Among the lines below, count those with "this". Give only the number.

***

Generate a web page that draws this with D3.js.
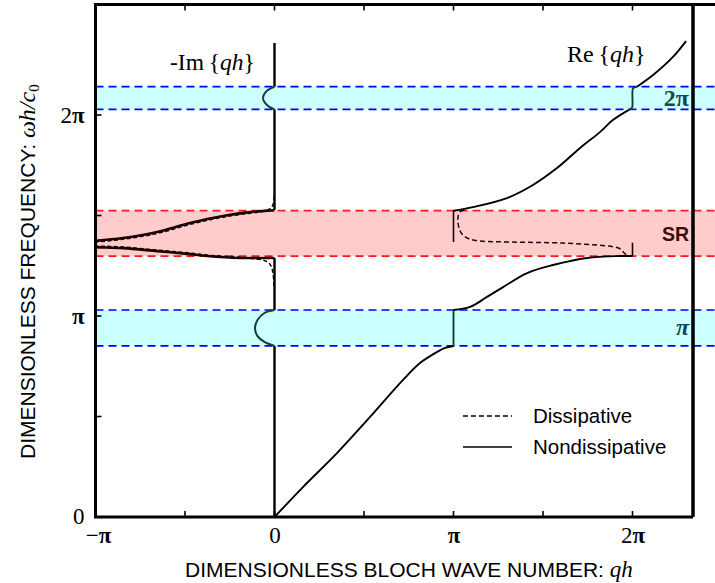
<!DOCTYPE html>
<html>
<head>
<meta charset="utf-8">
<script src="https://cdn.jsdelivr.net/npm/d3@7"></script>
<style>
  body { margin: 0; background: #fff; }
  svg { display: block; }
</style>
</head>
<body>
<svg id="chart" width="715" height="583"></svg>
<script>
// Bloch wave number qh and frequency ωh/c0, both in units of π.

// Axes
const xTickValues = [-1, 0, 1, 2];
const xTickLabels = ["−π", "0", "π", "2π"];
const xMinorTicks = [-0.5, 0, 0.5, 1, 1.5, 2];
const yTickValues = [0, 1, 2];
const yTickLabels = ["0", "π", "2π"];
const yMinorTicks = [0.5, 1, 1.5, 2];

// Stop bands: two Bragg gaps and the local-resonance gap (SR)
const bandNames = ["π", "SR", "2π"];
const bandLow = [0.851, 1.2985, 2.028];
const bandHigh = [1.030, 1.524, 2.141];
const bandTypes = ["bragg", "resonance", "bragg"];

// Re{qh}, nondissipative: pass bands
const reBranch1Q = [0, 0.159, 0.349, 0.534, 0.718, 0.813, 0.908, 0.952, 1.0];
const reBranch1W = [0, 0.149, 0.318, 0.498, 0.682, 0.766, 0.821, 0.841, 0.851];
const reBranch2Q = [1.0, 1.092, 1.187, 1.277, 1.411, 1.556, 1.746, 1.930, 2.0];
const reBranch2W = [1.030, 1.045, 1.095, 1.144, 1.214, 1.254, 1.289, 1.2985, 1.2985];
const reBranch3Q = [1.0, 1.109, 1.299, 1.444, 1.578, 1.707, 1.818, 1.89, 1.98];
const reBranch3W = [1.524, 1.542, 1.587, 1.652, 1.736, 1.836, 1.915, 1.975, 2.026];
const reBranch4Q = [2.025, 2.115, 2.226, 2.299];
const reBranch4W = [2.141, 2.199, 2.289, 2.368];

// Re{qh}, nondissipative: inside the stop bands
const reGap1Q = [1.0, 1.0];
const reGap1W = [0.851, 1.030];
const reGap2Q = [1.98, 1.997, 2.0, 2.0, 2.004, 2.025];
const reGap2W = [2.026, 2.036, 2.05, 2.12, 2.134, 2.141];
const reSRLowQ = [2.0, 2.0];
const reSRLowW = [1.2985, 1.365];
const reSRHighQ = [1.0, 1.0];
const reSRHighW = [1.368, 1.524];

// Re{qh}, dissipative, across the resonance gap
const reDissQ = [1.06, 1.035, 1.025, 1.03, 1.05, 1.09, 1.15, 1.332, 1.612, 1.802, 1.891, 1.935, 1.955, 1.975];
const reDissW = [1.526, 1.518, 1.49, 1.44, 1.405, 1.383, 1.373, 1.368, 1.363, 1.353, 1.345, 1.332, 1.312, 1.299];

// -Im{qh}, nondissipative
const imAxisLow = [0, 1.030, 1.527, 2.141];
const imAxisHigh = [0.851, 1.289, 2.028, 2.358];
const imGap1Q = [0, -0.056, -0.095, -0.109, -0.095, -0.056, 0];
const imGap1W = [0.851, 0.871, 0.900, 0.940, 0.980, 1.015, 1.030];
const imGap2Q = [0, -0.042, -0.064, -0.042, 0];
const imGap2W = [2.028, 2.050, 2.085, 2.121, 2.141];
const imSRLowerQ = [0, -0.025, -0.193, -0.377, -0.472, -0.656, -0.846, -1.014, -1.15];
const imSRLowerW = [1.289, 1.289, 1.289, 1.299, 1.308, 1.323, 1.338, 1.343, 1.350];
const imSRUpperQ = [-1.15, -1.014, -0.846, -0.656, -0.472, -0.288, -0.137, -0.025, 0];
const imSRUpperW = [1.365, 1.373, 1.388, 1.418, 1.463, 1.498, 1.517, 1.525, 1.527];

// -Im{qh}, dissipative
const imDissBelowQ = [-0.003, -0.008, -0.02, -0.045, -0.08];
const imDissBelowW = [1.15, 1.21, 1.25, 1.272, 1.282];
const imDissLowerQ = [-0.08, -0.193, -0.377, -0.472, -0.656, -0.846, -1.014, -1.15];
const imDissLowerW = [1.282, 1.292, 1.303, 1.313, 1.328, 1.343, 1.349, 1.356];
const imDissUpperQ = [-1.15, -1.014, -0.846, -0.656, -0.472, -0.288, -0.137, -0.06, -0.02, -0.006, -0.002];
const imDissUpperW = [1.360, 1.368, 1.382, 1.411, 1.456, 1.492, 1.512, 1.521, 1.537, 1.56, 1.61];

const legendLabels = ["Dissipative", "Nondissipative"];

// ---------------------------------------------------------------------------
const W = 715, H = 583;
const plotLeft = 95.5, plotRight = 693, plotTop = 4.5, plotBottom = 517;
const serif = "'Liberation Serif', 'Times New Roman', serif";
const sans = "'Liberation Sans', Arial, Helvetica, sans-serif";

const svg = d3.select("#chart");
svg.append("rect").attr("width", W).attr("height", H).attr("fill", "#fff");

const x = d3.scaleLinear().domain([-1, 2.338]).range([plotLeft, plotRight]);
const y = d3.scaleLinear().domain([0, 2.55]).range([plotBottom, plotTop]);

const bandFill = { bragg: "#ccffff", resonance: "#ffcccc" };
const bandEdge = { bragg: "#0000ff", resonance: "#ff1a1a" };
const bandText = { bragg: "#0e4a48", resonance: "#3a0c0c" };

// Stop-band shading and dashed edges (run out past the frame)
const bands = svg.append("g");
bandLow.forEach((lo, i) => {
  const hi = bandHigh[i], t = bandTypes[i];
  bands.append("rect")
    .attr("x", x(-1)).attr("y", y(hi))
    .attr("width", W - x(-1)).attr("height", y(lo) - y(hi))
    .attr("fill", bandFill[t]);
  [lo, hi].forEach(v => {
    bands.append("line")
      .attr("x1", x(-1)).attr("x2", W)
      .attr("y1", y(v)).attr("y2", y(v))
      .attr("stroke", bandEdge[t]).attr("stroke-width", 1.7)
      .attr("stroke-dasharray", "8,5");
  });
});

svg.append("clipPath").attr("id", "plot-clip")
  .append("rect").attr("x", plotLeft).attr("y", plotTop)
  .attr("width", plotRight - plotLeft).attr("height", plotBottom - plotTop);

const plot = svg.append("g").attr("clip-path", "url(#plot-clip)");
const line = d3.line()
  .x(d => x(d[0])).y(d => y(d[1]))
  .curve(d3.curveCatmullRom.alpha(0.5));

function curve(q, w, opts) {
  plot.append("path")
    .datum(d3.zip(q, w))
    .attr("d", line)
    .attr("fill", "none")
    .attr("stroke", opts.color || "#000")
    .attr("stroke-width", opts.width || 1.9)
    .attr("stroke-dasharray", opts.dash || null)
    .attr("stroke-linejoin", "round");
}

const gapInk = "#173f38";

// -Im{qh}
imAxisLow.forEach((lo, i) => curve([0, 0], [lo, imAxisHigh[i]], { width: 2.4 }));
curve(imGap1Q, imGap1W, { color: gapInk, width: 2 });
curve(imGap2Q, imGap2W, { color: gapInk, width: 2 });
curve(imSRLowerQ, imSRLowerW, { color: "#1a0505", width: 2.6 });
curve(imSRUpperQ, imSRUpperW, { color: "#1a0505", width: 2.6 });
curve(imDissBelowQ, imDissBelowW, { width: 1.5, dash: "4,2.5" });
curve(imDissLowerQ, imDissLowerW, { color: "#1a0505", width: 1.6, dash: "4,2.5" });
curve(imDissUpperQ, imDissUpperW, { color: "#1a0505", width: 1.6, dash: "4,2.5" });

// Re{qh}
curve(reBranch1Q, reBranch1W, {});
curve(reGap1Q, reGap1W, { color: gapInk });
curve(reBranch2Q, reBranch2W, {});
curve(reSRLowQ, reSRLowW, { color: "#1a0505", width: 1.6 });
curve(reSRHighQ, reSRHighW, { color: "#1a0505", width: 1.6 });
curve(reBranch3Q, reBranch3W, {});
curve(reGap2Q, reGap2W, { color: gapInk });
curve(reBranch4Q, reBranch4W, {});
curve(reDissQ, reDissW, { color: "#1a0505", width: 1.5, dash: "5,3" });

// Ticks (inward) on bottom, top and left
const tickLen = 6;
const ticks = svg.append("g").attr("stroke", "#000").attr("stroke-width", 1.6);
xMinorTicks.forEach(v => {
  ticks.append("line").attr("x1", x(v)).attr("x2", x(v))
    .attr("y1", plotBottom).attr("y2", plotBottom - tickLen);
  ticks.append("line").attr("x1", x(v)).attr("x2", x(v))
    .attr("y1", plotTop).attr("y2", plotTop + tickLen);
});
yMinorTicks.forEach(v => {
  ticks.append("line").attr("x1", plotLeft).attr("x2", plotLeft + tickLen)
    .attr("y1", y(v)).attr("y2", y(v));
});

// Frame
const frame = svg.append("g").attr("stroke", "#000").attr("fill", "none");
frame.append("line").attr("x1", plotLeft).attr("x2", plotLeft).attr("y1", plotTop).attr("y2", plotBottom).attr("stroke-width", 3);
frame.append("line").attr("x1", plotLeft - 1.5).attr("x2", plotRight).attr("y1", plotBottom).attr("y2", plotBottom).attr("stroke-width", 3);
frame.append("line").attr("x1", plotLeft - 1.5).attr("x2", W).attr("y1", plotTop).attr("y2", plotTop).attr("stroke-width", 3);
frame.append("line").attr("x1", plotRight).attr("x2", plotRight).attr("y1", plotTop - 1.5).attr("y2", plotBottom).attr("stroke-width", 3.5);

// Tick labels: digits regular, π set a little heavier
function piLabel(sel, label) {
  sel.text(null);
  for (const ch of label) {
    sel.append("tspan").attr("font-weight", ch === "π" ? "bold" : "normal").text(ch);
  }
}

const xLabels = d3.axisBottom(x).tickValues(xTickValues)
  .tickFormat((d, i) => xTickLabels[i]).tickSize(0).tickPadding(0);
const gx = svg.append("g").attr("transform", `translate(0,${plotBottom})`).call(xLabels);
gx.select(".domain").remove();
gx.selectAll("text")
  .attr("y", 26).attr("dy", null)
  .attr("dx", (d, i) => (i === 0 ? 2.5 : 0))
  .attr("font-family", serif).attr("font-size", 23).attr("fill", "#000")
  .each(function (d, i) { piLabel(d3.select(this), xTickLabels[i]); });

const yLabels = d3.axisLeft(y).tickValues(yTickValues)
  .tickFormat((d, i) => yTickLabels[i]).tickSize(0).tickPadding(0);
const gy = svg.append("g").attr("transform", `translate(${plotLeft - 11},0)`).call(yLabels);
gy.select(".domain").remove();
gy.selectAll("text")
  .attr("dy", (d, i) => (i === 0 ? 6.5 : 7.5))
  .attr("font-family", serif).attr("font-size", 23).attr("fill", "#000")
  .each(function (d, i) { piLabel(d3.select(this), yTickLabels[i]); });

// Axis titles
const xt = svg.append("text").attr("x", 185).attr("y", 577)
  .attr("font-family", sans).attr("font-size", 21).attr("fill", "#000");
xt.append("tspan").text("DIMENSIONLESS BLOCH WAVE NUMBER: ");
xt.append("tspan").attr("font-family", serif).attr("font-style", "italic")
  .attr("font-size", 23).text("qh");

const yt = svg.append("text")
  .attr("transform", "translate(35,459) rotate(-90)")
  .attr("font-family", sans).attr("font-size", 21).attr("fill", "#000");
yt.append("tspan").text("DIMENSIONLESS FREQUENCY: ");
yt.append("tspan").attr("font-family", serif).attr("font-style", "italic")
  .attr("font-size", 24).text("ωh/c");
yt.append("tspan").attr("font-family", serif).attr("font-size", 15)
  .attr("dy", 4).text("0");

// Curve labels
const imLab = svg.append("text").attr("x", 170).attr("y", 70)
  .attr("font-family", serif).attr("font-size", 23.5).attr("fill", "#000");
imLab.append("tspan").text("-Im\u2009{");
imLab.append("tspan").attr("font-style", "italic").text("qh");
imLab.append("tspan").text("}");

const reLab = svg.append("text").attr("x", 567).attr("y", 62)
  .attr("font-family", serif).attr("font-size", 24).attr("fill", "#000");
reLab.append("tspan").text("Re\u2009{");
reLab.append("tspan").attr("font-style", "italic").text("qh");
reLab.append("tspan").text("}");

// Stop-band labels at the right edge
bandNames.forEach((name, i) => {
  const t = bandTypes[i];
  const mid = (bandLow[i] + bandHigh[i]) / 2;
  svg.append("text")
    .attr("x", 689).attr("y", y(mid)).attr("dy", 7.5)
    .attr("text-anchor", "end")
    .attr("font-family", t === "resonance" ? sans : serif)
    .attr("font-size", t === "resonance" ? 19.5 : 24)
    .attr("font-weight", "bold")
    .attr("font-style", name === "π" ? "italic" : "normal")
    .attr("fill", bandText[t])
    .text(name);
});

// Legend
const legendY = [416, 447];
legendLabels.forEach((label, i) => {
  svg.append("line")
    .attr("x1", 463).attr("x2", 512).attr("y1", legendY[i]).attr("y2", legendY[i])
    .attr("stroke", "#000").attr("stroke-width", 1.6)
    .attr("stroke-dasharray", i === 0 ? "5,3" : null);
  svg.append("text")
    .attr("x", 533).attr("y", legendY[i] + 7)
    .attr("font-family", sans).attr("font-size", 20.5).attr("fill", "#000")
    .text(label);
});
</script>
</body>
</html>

***

RESPONSE:
3